• [RECORDS TO USE]:
--- BEGIN ---

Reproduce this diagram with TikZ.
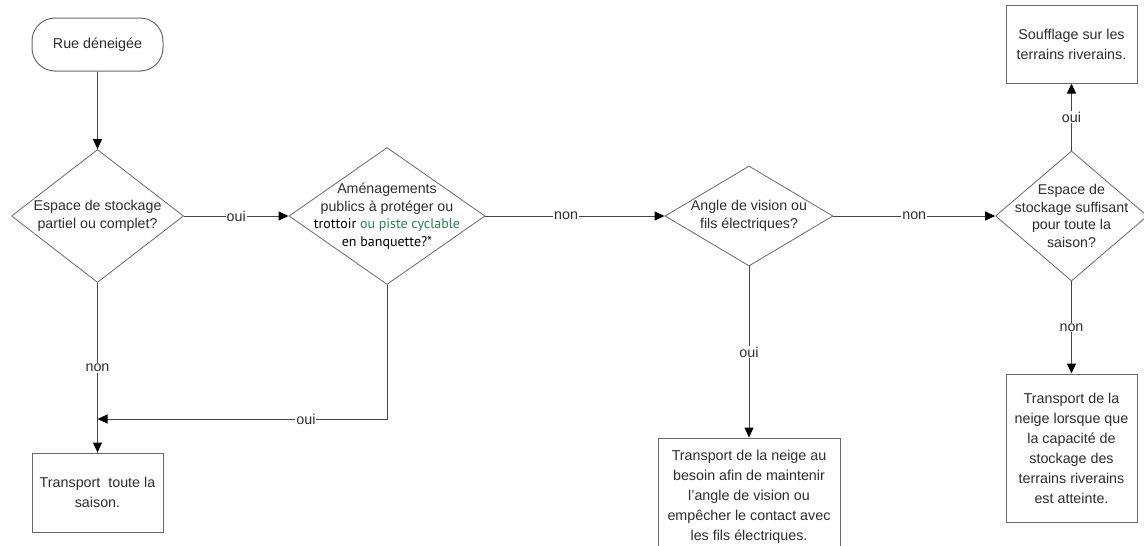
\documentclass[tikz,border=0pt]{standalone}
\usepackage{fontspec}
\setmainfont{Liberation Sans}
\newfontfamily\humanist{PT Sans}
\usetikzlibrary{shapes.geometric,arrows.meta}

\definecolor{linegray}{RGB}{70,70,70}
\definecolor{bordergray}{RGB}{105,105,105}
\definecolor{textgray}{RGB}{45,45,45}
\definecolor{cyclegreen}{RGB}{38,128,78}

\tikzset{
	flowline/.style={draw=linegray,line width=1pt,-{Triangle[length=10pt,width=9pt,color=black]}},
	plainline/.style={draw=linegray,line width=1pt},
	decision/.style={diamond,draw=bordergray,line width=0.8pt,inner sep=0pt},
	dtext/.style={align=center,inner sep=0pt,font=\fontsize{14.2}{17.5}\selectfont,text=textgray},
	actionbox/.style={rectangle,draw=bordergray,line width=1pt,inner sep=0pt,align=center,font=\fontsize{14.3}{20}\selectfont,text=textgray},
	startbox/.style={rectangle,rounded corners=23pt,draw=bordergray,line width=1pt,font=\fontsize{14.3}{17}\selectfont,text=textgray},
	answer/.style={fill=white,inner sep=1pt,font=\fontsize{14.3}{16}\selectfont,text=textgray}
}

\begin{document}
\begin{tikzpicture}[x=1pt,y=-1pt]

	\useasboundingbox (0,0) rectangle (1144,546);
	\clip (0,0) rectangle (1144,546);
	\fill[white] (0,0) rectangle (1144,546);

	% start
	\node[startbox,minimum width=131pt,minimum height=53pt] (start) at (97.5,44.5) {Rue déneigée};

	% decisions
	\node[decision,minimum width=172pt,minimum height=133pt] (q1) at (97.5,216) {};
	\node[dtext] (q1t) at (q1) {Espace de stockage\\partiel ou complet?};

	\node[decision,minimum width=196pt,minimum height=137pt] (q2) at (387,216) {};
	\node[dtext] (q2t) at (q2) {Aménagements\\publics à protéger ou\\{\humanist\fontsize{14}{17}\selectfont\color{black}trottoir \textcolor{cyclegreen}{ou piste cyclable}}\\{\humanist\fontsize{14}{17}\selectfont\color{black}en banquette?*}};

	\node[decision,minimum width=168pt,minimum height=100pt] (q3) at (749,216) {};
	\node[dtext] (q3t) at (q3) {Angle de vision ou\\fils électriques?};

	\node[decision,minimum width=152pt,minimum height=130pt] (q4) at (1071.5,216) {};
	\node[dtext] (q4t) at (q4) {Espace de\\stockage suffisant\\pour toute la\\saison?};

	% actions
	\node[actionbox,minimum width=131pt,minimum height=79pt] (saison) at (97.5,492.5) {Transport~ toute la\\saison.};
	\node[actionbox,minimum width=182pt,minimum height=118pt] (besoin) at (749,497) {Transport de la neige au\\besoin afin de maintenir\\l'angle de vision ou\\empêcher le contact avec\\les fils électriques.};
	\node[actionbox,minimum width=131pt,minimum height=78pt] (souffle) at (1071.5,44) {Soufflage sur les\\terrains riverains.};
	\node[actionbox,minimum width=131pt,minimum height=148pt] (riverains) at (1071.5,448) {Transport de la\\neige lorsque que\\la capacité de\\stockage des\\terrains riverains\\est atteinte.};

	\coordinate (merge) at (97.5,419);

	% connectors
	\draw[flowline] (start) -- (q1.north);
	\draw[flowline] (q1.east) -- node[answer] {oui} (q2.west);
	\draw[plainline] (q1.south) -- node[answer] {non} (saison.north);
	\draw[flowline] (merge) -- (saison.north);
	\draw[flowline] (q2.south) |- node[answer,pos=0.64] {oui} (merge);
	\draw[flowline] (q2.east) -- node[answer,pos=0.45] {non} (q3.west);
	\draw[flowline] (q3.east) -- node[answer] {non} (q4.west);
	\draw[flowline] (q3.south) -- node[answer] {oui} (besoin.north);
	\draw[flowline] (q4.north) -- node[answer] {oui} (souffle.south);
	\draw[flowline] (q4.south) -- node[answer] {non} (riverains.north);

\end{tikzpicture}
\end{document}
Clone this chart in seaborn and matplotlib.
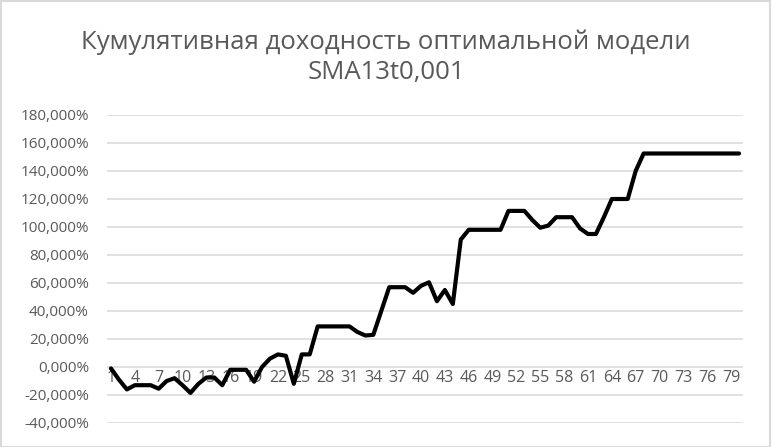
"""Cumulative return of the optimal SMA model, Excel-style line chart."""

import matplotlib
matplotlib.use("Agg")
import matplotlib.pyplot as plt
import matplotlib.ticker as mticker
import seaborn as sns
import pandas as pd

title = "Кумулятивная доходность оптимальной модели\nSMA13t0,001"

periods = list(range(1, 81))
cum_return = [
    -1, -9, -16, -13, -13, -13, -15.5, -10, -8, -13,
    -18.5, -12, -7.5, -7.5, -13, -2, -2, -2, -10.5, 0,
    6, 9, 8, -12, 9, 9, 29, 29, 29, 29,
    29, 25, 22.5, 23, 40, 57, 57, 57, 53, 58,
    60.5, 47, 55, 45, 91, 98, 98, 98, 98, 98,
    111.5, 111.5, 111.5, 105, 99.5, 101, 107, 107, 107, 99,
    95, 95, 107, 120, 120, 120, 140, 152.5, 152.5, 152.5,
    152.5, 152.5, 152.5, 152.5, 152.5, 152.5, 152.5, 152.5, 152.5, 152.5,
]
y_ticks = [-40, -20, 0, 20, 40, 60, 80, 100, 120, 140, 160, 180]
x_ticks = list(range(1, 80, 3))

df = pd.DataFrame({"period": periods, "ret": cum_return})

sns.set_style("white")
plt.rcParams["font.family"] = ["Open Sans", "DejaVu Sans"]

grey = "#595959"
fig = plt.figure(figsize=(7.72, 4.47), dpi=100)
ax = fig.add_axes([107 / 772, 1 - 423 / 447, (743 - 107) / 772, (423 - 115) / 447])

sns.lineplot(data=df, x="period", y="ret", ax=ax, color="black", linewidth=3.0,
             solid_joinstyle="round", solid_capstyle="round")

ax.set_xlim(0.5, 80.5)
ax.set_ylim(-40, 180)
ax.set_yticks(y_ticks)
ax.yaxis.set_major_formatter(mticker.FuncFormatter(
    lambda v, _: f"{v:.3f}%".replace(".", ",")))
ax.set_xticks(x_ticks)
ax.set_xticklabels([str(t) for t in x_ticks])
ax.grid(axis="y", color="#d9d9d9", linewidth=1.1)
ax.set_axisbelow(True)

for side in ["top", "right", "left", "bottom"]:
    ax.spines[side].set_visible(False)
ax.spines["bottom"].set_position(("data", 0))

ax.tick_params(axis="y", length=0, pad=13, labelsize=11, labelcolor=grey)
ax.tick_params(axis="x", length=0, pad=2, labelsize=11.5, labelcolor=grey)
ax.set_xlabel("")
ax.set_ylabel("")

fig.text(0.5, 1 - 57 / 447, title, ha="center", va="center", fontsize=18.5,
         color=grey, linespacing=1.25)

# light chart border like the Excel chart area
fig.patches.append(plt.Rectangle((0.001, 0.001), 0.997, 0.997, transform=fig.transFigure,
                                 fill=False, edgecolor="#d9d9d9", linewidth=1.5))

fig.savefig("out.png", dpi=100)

--- END ---

• [DIRECTIVE]: Could the lines from the top of the material through the line with "(q1t) at (q1)" be repeated exactly, pictures left out?

• [SOLUTION FOR THIS TASK]:
Reproduce this diagram with TikZ.
\documentclass[tikz,border=0pt]{standalone}
\usepackage{fontspec}
\setmainfont{Liberation Sans}
\newfontfamily\humanist{PT Sans}
\usetikzlibrary{shapes.geometric,arrows.meta}

\definecolor{linegray}{RGB}{70,70,70}
\definecolor{bordergray}{RGB}{105,105,105}
\definecolor{textgray}{RGB}{45,45,45}
\definecolor{cyclegreen}{RGB}{38,128,78}

\tikzset{
	flowline/.style={draw=linegray,line width=1pt,-{Triangle[length=10pt,width=9pt,color=black]}},
	plainline/.style={draw=linegray,line width=1pt},
	decision/.style={diamond,draw=bordergray,line width=0.8pt,inner sep=0pt},
	dtext/.style={align=center,inner sep=0pt,font=\fontsize{14.2}{17.5}\selectfont,text=textgray},
	actionbox/.style={rectangle,draw=bordergray,line width=1pt,inner sep=0pt,align=center,font=\fontsize{14.3}{20}\selectfont,text=textgray},
	startbox/.style={rectangle,rounded corners=23pt,draw=bordergray,line width=1pt,font=\fontsize{14.3}{17}\selectfont,text=textgray},
	answer/.style={fill=white,inner sep=1pt,font=\fontsize{14.3}{16}\selectfont,text=textgray}
}

\begin{document}
\begin{tikzpicture}[x=1pt,y=-1pt]

	\useasboundingbox (0,0) rectangle (1144,546);
	\clip (0,0) rectangle (1144,546);
	\fill[white] (0,0) rectangle (1144,546);

	% start
	\node[startbox,minimum width=131pt,minimum height=53pt] (start) at (97.5,44.5) {Rue déneigée};

	% decisions
	\node[decision,minimum width=172pt,minimum height=133pt] (q1) at (97.5,216) {};
	\node[dtext] (q1t) at (q1) {Espace de stockage\\partiel ou complet?};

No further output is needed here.